My church’s weekly worship gatherings are marked by two very obvious values. First, we have a high regard for the Bible as God’s powerful Word, seeking to teach Truth in relevant and practical ways. Second, we have a high regard for the role of congregational singing to celebrate and proclaim that Truth.
In fact, as a ministry team and staff, we regularly try to evaluate the success of our musical worship by asking the question: How well did the people sing? Now ultimately, the true mark of successful worship is in the life-transformation of those attending, not in whether they moved their lips, raised their hands or jumped up and down.
So why do we sing at church anyway?
Here are a few reasons that I believe flow from the heart of God and hopefully resonate with you:
1. We Are Commanded to Sing
Did you know that the Bible contains over 400 references to singing and 50 direct commands to sing? Here are just a few:
“Hallelujah! Sing to the Lord a new song, His praise in the assembly of the saints.” (Ps. 149:1)
“Sing praises to God, sing praises! Sing praises to our King, sing praises!” (Ps. 47:6)

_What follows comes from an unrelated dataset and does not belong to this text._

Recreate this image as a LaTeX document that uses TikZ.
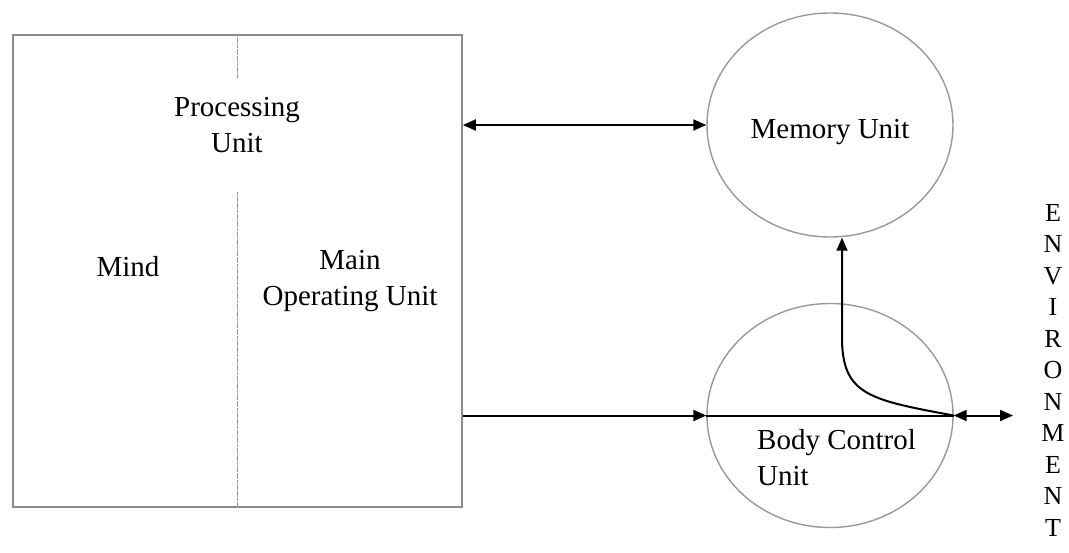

“be filled by the Spirit: speaking to one another in psalms, hymns, and spiritual songs, singing and making music from your heart to the Lord. (Eph. 5:18b-19)
2. We Are Created to Sing
Our bodies are intricately designed so that our vocal cords, tongue and diaphragm work mechanically together to produce a joyful noise. Not only that, but singing – and particularly singing together – releases oxytocin, the bonding hormone, which is known to relieve anxiety and stress. How much more powerful this is in the Body of Christ: these God-designed responses compounded as we stand on even ground before the cross, linked together by a common grace, proclaiming eternal truth with a collective voice!
3. Singing Together Unifies People
There is something beautifully transcendent that takes place when people join their voices in song. Barriers are broken and there is a vulnerability, a tender-ness and sensitivity. Singing makes us feel that, “HEY, I don’t even know these people, and yet I’m WITH them!” There is a common identification and a solidarity that occurs, even among people far from God.
4. Singing Worship Music Witnesses to the Truth of the Gospel
When guests or visitors come to a church service and see people singing with gusto and conviction, they are powerfully impacted. Robust, joyful singing is highly contagious. It’s attractive and becomes a “sign and wonder” (think Acts 2).
The guest thinks, “Wow! There is something special taking place here. These people must really believe what they’re singing!”
In contrast, what might a visitor/guest conclude when they see passive, disinterested people? I’m not suggesting that we manufacture some kind of forced expression, but I am suggesting that we consider how our participation impacts people who are watching and forming first impressions.
But as wonderful as these things are, when we sing in gathered worship, it’s not to benefit each other. We sing TO and ABOUT the LORD. He is the One who transforms us as we celebrate and internalize the Good News of Christ!
Christina Davidson is the worship leader at Hope Chapel in Sterling, Mass.